Entre eles, o fato de que o delator procurou primeiro a equipe do
deputado democrata Adam Schiff, presidente da Comissão de Inteligência e
um dos mais exaltados impichadores (para piorar, Trump o apelidou de
“Pescoço Fino”, por motivos óbvios).
CAFUNDÓS DO INTERIOR
Outra coisa: as mentiras de Joe Biden para acobertar o filho estão
ficando escandalosas. Nunca, jamais falaram de negócios, jura o pai.
Para desmnti-lo, tem até uma foto dele, com Hunter e mais o diretor
da Burisma, a gigante do gás natural que contratou o filho gênio por 50
mil dólares por mês para integrar seu conselho.
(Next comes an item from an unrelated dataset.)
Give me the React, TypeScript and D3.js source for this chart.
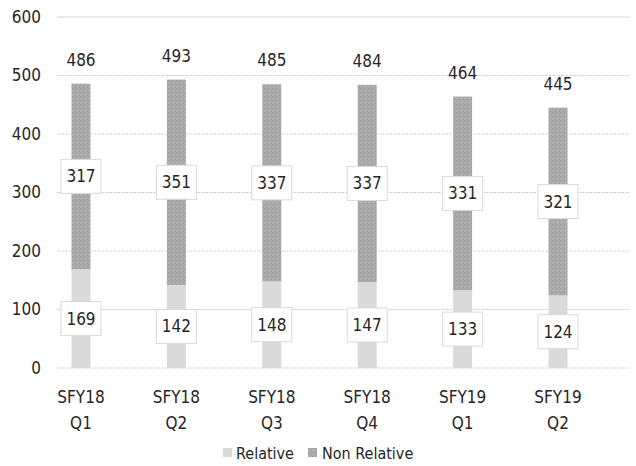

Um malfeito não elimina outro, mas tumultua o panorama.
E não vai faltar tumulto.
Calmo, equilibrado, com seus cabelos brancos de estadista e uma falsa
aparência de pai da pátria (na verdade, começou como locutor de rádio e
é bom de briga, verbal, evidentemente), Mike Pence tem que continuar
exatamente assim.
E nem remotamente passar a impressão de que está esticando o olho
para aquela cadeira de couro na escrivaninha cercada de cortinas
douradas do Salão Oval.
Conta com a ajuda da mulher, Karen, que também veio lá dos cafundós
de Indiana e teve o bom senso de continuar a se vestindo exatamente como
é, com roupinhas locais, sem tentar competir com o show de grifes
espetaculares desfiladas pela ex-modelo Melania Trump.
Os mais exaltados já estão pedindo que Mike Pence entre também no
pacote do impeachment, considerando-se que Trump o envolveu no rolo da
Ucrânia.
Pence, por exemplo, não foi à posse de Volodymyr Zelensky. A ausência
agora entra na conta das pressões sobre o novo presidente ucraniano
para que fosse mais fundo no caso Biden.
Certamente a decisão não nasceu da cabeça do vice, mas de seu chefe.
Por acaso ou por querer? Trump já imaginaria o escândalo em potencial?
A ideia de um austero e religioso presidente Mike Pence é capaz de enfurecer mais ainda os antitrumpistas esquentados.
De qualquer maneira, seria no máximo por alguns meses, se concretizado o impeachment.
A eleição presidencial é em novembro do ano que vem.
A oposição democrata mais à esquerda já está preparando a festa para a presidente Elizabeth Warren.
Lembram das comemorações armadas para Hillary Clinton?